# Task to complete:
Return all entries word for word, but drop any images.

# Data records:
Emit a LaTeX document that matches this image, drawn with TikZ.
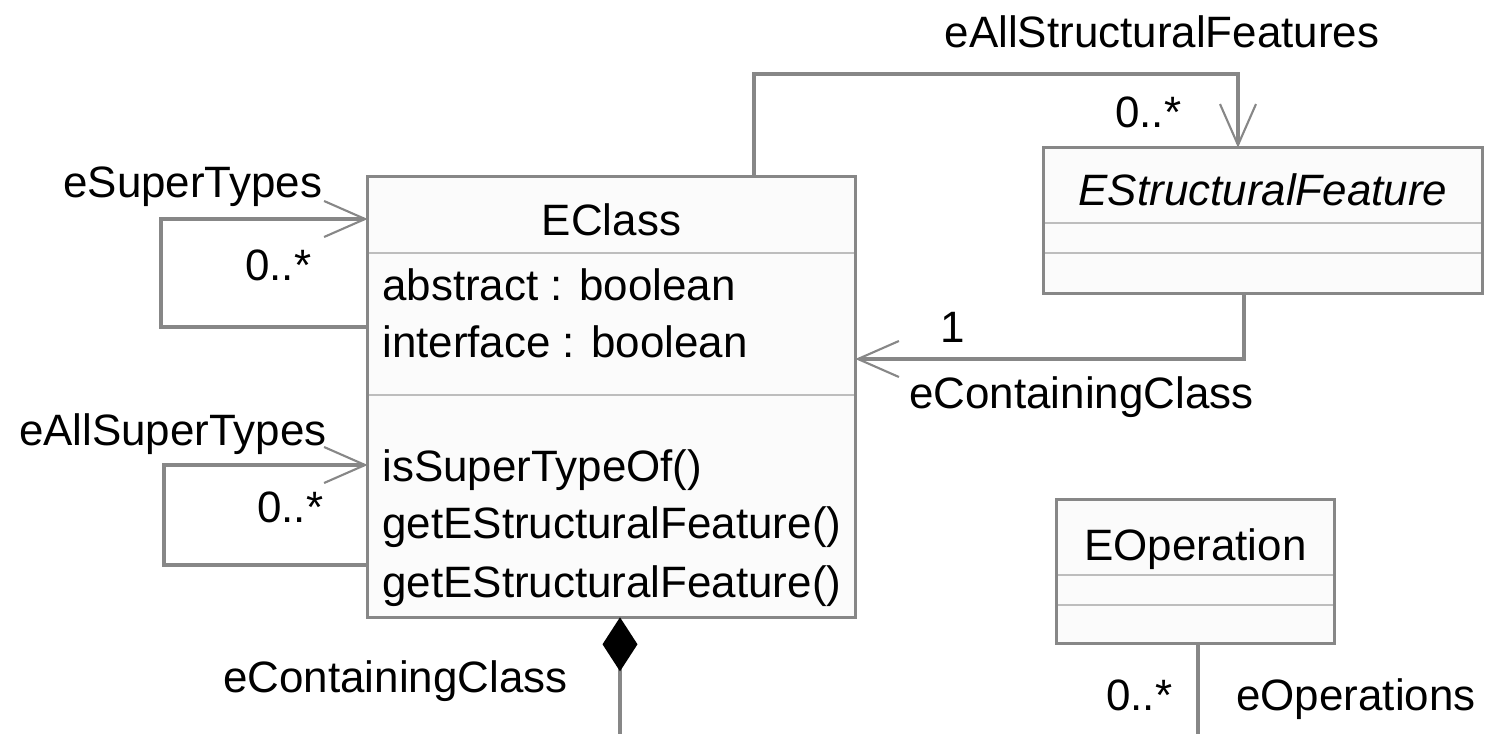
\documentclass[tikz,border=0pt]{standalone}
\usepackage{fontspec}
\setmainfont{Liberation Sans}
\usepackage{xcolor}
\usepackage{tikz}
\usetikzlibrary{shapes,arrows.meta}
\definecolor{linegray}{HTML}{878787}
\definecolor{sepgray}{HTML}{BDBDBD}
\definecolor{boxfill}{HTML}{FBFBFB}
\tikzstyle{classbox} = [rectangle, fill=boxfill, inner sep=0pt]
\tikzstyle{sep} = [draw=sepgray, line width=1.6pt]
\tikzstyle{txt} = [inner sep=0pt, font=\fontsize{25}{30}\selectfont]
\tikzstyle{line} = [draw=linegray, line width=1.9pt]
\tikzstyle{nav} = [line, -{Straight Barb[length=0.82cm, width=0.72cm, line width=1.2pt]}]
\tikzstyle{comp} = [line, {Diamond[length=1.08cm, width=0.7cm, black]}-]

\begin{document}
\begin{tikzpicture}[x=0.02cm, y=-0.02cm]
        \useasboundingbox (0,0) rectangle (1489,734);
        % Place nodes
        \node [classbox, minimum width=9.74cm, minimum height=8.8cm] (eclass) at (611.5,397) {};
        \node [classbox, minimum width=8.76cm, minimum height=2.9cm] (esf) at (1263,220.5) {};
        \node [classbox, minimum width=5.54cm, minimum height=2.86cm] (eop) at (1195.5,571.5) {};
        % Compartments
        \path [sep] (eclass.west |- 0,253) -- (eclass.east |- 0,253);
        \path [sep] (eclass.west |- 0,395) -- (eclass.east |- 0,395);
        \path [sep] (esf.west |- 0,223) -- (esf.east |- 0,223);
        \path [sep] (esf.west |- 0,253) -- (esf.east |- 0,253);
        \path [sep] (eop.west |- 0,575) -- (eop.east |- 0,575);
        \path [sep] (eop.west |- 0,605) -- (eop.east |- 0,605);
        \draw [linegray, line width=1.6pt] (eclass.south west) rectangle (eclass.north east);
        \draw [linegray, line width=1.6pt] (esf.south west) rectangle (esf.north east);
        \draw [linegray, line width=1.6pt] (eop.south west) rectangle (eop.north east);
        % Class texts
        \node [txt, anchor=base] (eclassname) at (611.5,235) {EClass};
        \node [txt, anchor=base west] (attrabstract) at (382,300) {abstract : boolean};
        \node [txt, anchor=base west] (attrinterface) at (382,357) {interface : boolean};
        \node [txt, anchor=base west] (opsuper) at (382,481) {isSuperTypeOf()};
        \node [txt, anchor=base west] (opget) at (382,538) {getEStructuralFeature()};
        \node [txt, anchor=base west] (opgettwo) at (382,597) {getEStructuralFeature()};
        \node [txt, anchor=base] (esfname) at (1263,205) {\itshape EStructuralFeature};
        \node [txt, anchor=base] (eopname) at (1195.5,560) {EOperation};
        % Draw edges
        \path [nav] (eclass.west |- 0,327) -- (161,327) -- (161,219) -- (eclass.west |- 0,219);
        \path [nav] (eclass.west |- 0,565) -- (164,565) -- (164,465) -- (eclass.west |- 0,465);
        \path [nav] (eclass.north -| 754,0) -- (754,74) -- (1238,74) -- (esf.north -| 1238,0);
        \path [nav] (esf.south -| 1244,0) -- (1244,359) -- (eclass.east |- 0,359);
        \coordinate (compend) at (620,734);
        \path [comp] (eclass.south -| compend) -- (compend);
        \coordinate (opend) at (1198,734);
        \path [line] (eop.south -| opend) -- (opend);
        % Edge labels
        \node [txt, anchor=base west] (lsuper) at (63,197) {eSuperTypes};
        \node [txt, anchor=base west] (msuper) at (245,280) {0..*};
        \node [txt, anchor=base east] (lallsuper) at (327,445) {eAllSuperTypes};
        \node [txt, anchor=base west] (mallsuper) at (257,522) {0..*};
        \node [txt, anchor=base] (lallsf) at (1162,47) {eAllStructuralFeatures};
        \node [txt, anchor=base west] (mallsf) at (1115,127) {0..*};
        \node [txt, anchor=base west] (mcont) at (940,342) {1};
        \node [txt, anchor=base west] (lcont) at (909,408) {eContainingClass};
        \node [txt, anchor=base west] (lcomp) at (223,692) {eContainingClass};
        \node [txt, anchor=base west] (mops) at (1106,710) {0..*};
        \node [txt, anchor=base west] (lops) at (1236,710) {eOperations};
    \end{tikzpicture}
\end{document}
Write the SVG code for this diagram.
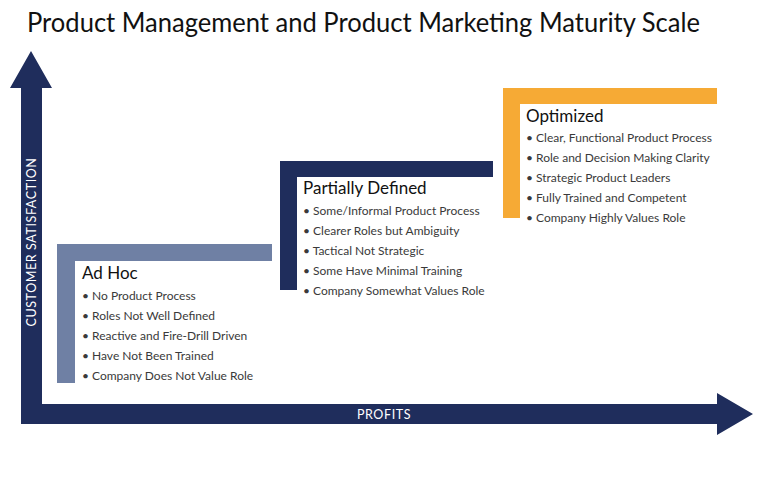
<svg xmlns="http://www.w3.org/2000/svg" width="768" height="480" viewBox="0 0 768 480">
<style>
.t{font-family:Lato,"Open Sans","Liberation Sans",sans-serif}
.title{font-size:26px;fill:#111}
.h{font-size:17px;fill:#111}
.b{font-size:12px;fill:#3a3a3a}
.ax{font-size:12.5px;fill:#fff;letter-spacing:0.6px}
.navy{fill:#1f2d5c}
</style>
<rect width="768" height="480" fill="#fff"/>
<text class="t title" x="27" y="32" textLength="673" lengthAdjust="spacingAndGlyphs">Product Management and Product Marketing Maturity Scale</text>
<g id="axes">
<path class="navy" d="M21,424 L21,88 L10,88 L31,51 L52,88 L42,88 L42,404 L717,404 L717,393 L753,414 L717,435 L717,424 Z"/>
<text class="t ax" x="384" y="419" text-anchor="middle">PROFITS</text>
<text class="t ax" transform="translate(36,242) rotate(-90)" text-anchor="middle">CUSTOMER SATISFACTION</text>
</g>
<g id="adhoc">
<path d="M57,383 L57,244 L272,244 L272,261 L75,261 L75,383 Z" fill="#6f80a4"/>
<text class="t h" x="82" y="279">Ad Hoc</text>
<text class="t b" x="82" y="300">• No Product Process</text>
<text class="t b" x="82" y="320">• Roles Not Well Defined</text>
<text class="t b" x="82" y="340">• Reactive and Fire-Drill Driven</text>
<text class="t b" x="82" y="360">• Have Not Been Trained</text>
<text class="t b" x="82" y="380">• Company Does Not Value Role</text>
</g>
<g id="partially-defined">
<path class="navy" d="M280,290 L280,161 L493,161 L493,177 L297,177 L297,290 Z"/>
<text class="t h" x="303" y="194">Partially Defined</text>
<text class="t b" x="303" y="215">• Some/Informal Product Process</text>
<text class="t b" x="303" y="235">• Clearer Roles but Ambiguity</text>
<text class="t b" x="303" y="255">• Tactical Not Strategic</text>
<text class="t b" x="303" y="275">• Some Have Minimal Training</text>
<text class="t b" x="303" y="295">• Company Somewhat Values Role</text>
</g>
<g id="optimized">
<path d="M503,218 L503,88 L717,88 L717,104 L520,104 L520,218 Z" fill="#f6aa35"/>
<text class="t h" x="526" y="122">Optimized</text>
<text class="t b" x="526" y="142">• Clear, Functional Product Process</text>
<text class="t b" x="526" y="162">• Role and Decision Making Clarity</text>
<text class="t b" x="526" y="182">• Strategic Product Leaders</text>
<text class="t b" x="526" y="202">• Fully Trained and Competent</text>
<text class="t b" x="526" y="222">• Company Highly Values Role</text>
</g>
</svg>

# Task answer:
Emit a LaTeX document that matches this image, drawn with TikZ.
\documentclass[tikz,border=0pt]{standalone}
\usepackage{fontspec}
\setmainfont{Liberation Sans}
\usepackage{xcolor}
\usepackage{tikz}
\usetikzlibrary{shapes,arrows.meta}
\definecolor{linegray}{HTML}{878787}
\definecolor{sepgray}{HTML}{BDBDBD}
\definecolor{boxfill}{HTML}{FBFBFB}
\tikzstyle{classbox} = [rectangle, fill=boxfill, inner sep=0pt]
\tikzstyle{sep} = [draw=sepgray, line width=1.6pt]
\tikzstyle{txt} = [inner sep=0pt, font=\fontsize{25}{30}\selectfont]
\tikzstyle{line} = [draw=linegray, line width=1.9pt]
\tikzstyle{nav} = [line, -{Straight Barb[length=0.82cm, width=0.72cm, line width=1.2pt]}]
\tikzstyle{comp} = [line, {Diamond[length=1.08cm, width=0.7cm, black]}-]

\begin{document}
\begin{tikzpicture}[x=0.02cm, y=-0.02cm]
        \useasboundingbox (0,0) rectangle (1489,734);
        % Place nodes
        \node [classbox, minimum width=9.74cm, minimum height=8.8cm] (eclass) at (611.5,397) {};
        \node [classbox, minimum width=8.76cm, minimum height=2.9cm] (esf) at (1263,220.5) {};
        \node [classbox, minimum width=5.54cm, minimum height=2.86cm] (eop) at (1195.5,571.5) {};
        % Compartments
        \path [sep] (eclass.west |- 0,253) -- (eclass.east |- 0,253);
        \path [sep] (eclass.west |- 0,395) -- (eclass.east |- 0,395);
        \path [sep] (esf.west |- 0,223) -- (esf.east |- 0,223);
        \path [sep] (esf.west |- 0,253) -- (esf.east |- 0,253);
        \path [sep] (eop.west |- 0,575) -- (eop.east |- 0,575);
        \path [sep] (eop.west |- 0,605) -- (eop.east |- 0,605);
        \draw [linegray, line width=1.6pt] (eclass.south west) rectangle (eclass.north east);
        \draw [linegray, line width=1.6pt] (esf.south west) rectangle (esf.north east);
        \draw [linegray, line width=1.6pt] (eop.south west) rectangle (eop.north east);
        % Class texts
        \node [txt, anchor=base] (eclassname) at (611.5,235) {EClass};
        \node [txt, anchor=base west] (attrabstract) at (382,300) {abstract : boolean};
        \node [txt, anchor=base west] (attrinterface) at (382,357) {interface : boolean};
        \node [txt, anchor=base west] (opsuper) at (382,481) {isSuperTypeOf()};
        \node [txt, anchor=base west] (opget) at (382,538) {getEStructuralFeature()};
        \node [txt, anchor=base west] (opgettwo) at (382,597) {getEStructuralFeature()};
        \node [txt, anchor=base] (esfname) at (1263,205) {\itshape EStructuralFeature};
        \node [txt, anchor=base] (eopname) at (1195.5,560) {EOperation};
        % Draw edges
        \path [nav] (eclass.west |- 0,327) -- (161,327) -- (161,219) -- (eclass.west |- 0,219);
        \path [nav] (eclass.west |- 0,565) -- (164,565) -- (164,465) -- (eclass.west |- 0,465);
        \path [nav] (eclass.north -| 754,0) -- (754,74) -- (1238,74) -- (esf.north -| 1238,0);
        \path [nav] (esf.south -| 1244,0) -- (1244,359) -- (eclass.east |- 0,359);
        \coordinate (compend) at (620,734);
        \path [comp] (eclass.south -| compend) -- (compend);
        \coordinate (opend) at (1198,734);
        \path [line] (eop.south -| opend) -- (opend);
        % Edge labels
        \node [txt, anchor=base west] (lsuper) at (63,197) {eSuperTypes};
        \node [txt, anchor=base west] (msuper) at (245,280) {0..*};
        \node [txt, anchor=base east] (lallsuper) at (327,445) {eAllSuperTypes};
        \node [txt, anchor=base west] (mallsuper) at (257,522) {0..*};
        \node [txt, anchor=base] (lallsf) at (1162,47) {eAllStructuralFeatures};
        \node [txt, anchor=base west] (mallsf) at (1115,127) {0..*};
        \node [txt, anchor=base west] (mcont) at (940,342) {1};
        \node [txt, anchor=base west] (lcont) at (909,408) {eContainingClass};
        \node [txt, anchor=base west] (lcomp) at (223,692) {eContainingClass};
        \node [txt, anchor=base west] (mops) at (1106,710) {0..*};
        \node [txt, anchor=base west] (lops) at (1236,710) {eOperations};
    \end{tikzpicture}
\end{document}
Write the SVG code for this diagram.
<svg xmlns="http://www.w3.org/2000/svg" width="768" height="480" viewBox="0 0 768 480">
<style>
.t{font-family:Lato,"Open Sans","Liberation Sans",sans-serif}
.title{font-size:26px;fill:#111}
.h{font-size:17px;fill:#111}
.b{font-size:12px;fill:#3a3a3a}
.ax{font-size:12.5px;fill:#fff;letter-spacing:0.6px}
.navy{fill:#1f2d5c}
</style>
<rect width="768" height="480" fill="#fff"/>
<text class="t title" x="27" y="32" textLength="673" lengthAdjust="spacingAndGlyphs">Product Management and Product Marketing Maturity Scale</text>
<g id="axes">
<path class="navy" d="M21,424 L21,88 L10,88 L31,51 L52,88 L42,88 L42,404 L717,404 L717,393 L753,414 L717,435 L717,424 Z"/>
<text class="t ax" x="384" y="419" text-anchor="middle">PROFITS</text>
<text class="t ax" transform="translate(36,242) rotate(-90)" text-anchor="middle">CUSTOMER SATISFACTION</text>
</g>
<g id="adhoc">
<path d="M57,383 L57,244 L272,244 L272,261 L75,261 L75,383 Z" fill="#6f80a4"/>
<text class="t h" x="82" y="279">Ad Hoc</text>
<text class="t b" x="82" y="300">• No Product Process</text>
<text class="t b" x="82" y="320">• Roles Not Well Defined</text>
<text class="t b" x="82" y="340">• Reactive and Fire-Drill Driven</text>
<text class="t b" x="82" y="360">• Have Not Been Trained</text>
<text class="t b" x="82" y="380">• Company Does Not Value Role</text>
</g>
<g id="partially-defined">
<path class="navy" d="M280,290 L280,161 L493,161 L493,177 L297,177 L297,290 Z"/>
<text class="t h" x="303" y="194">Partially Defined</text>
<text class="t b" x="303" y="215">• Some/Informal Product Process</text>
<text class="t b" x="303" y="235">• Clearer Roles but Ambiguity</text>
<text class="t b" x="303" y="255">• Tactical Not Strategic</text>
<text class="t b" x="303" y="275">• Some Have Minimal Training</text>
<text class="t b" x="303" y="295">• Company Somewhat Values Role</text>
</g>
<g id="optimized">
<path d="M503,218 L503,88 L717,88 L717,104 L520,104 L520,218 Z" fill="#f6aa35"/>
<text class="t h" x="526" y="122">Optimized</text>
<text class="t b" x="526" y="142">• Clear, Functional Product Process</text>
<text class="t b" x="526" y="162">• Role and Decision Making Clarity</text>
<text class="t b" x="526" y="182">• Strategic Product Leaders</text>
<text class="t b" x="526" y="202">• Fully Trained and Competent</text>
<text class="t b" x="526" y="222">• Company Highly Values Role</text>
</g>
</svg>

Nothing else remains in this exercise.